Problem statement — Lines containing "Python" are to be counted. Give the number and nothing more.

Input for this task —
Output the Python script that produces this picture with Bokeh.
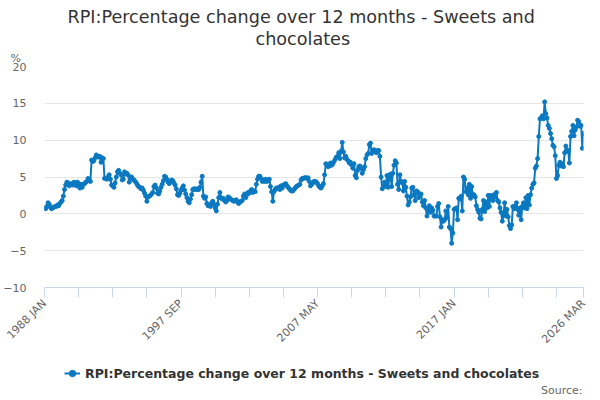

...

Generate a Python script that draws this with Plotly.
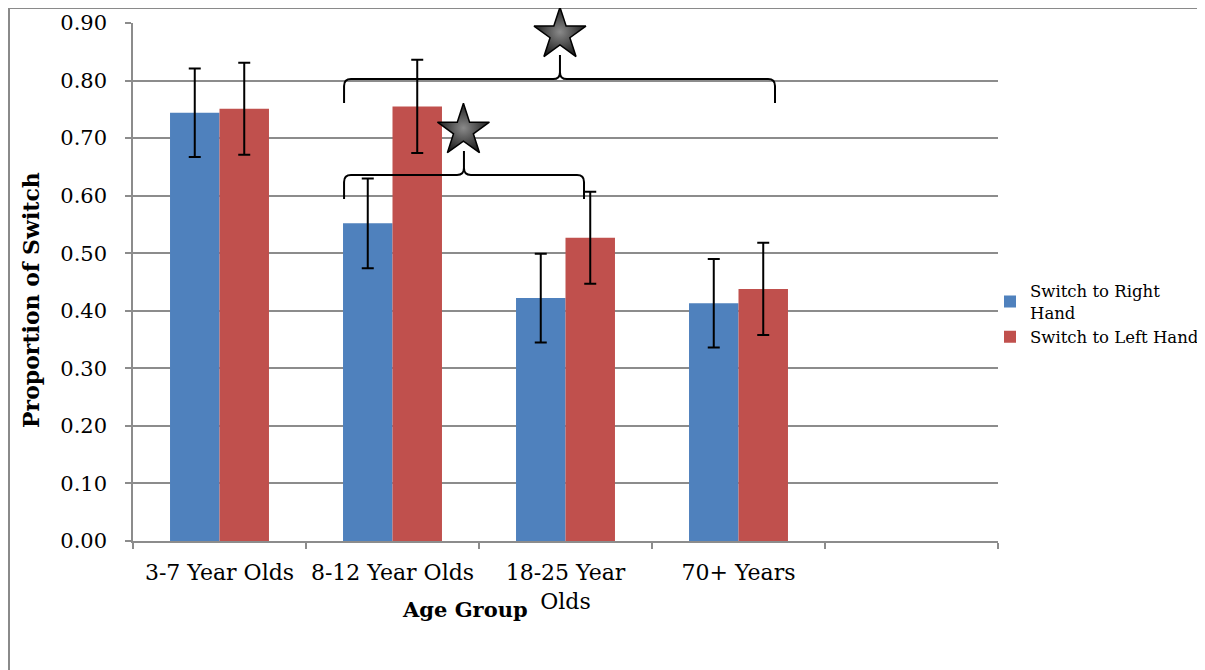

...

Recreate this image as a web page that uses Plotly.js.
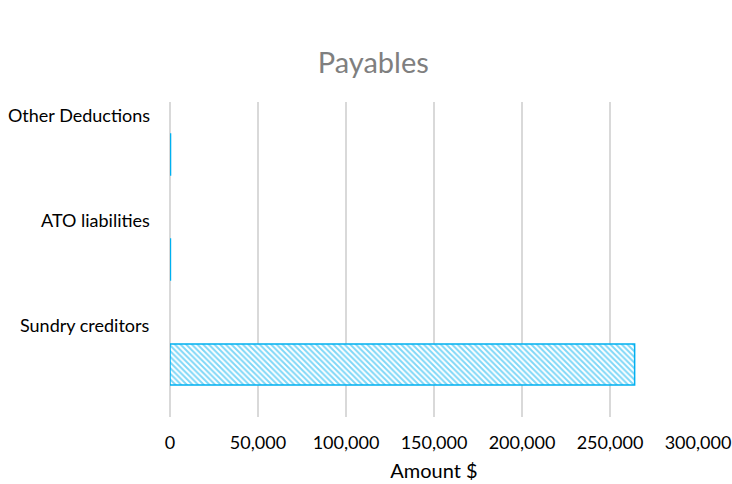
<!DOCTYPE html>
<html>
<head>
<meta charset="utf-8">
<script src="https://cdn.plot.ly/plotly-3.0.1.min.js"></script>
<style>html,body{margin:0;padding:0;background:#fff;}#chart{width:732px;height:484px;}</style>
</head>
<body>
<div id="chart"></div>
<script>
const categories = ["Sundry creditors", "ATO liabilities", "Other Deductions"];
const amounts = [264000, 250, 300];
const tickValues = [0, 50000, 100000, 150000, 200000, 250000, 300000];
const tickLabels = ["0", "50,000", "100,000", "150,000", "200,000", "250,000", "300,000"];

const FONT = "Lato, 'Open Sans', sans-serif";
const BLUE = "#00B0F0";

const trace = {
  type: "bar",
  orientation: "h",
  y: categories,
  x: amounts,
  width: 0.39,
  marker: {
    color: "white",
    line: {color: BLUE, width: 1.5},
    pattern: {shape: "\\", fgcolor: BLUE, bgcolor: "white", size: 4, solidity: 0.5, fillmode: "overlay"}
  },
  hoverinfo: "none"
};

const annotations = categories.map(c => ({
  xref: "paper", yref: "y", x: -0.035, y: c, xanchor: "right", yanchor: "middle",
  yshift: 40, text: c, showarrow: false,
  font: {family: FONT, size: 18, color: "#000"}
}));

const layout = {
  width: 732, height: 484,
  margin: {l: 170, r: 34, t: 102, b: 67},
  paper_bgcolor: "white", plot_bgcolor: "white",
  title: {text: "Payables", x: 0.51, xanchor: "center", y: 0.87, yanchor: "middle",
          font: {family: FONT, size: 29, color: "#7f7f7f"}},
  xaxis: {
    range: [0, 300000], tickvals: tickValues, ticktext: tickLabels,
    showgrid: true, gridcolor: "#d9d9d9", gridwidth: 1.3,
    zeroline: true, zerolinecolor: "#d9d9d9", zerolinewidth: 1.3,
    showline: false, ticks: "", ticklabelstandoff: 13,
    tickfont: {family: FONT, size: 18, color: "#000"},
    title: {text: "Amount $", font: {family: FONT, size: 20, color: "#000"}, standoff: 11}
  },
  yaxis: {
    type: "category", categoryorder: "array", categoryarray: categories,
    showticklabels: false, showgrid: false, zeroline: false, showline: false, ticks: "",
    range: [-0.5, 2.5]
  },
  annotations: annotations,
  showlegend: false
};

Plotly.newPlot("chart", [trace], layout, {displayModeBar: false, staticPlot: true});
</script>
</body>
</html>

Full solution — 2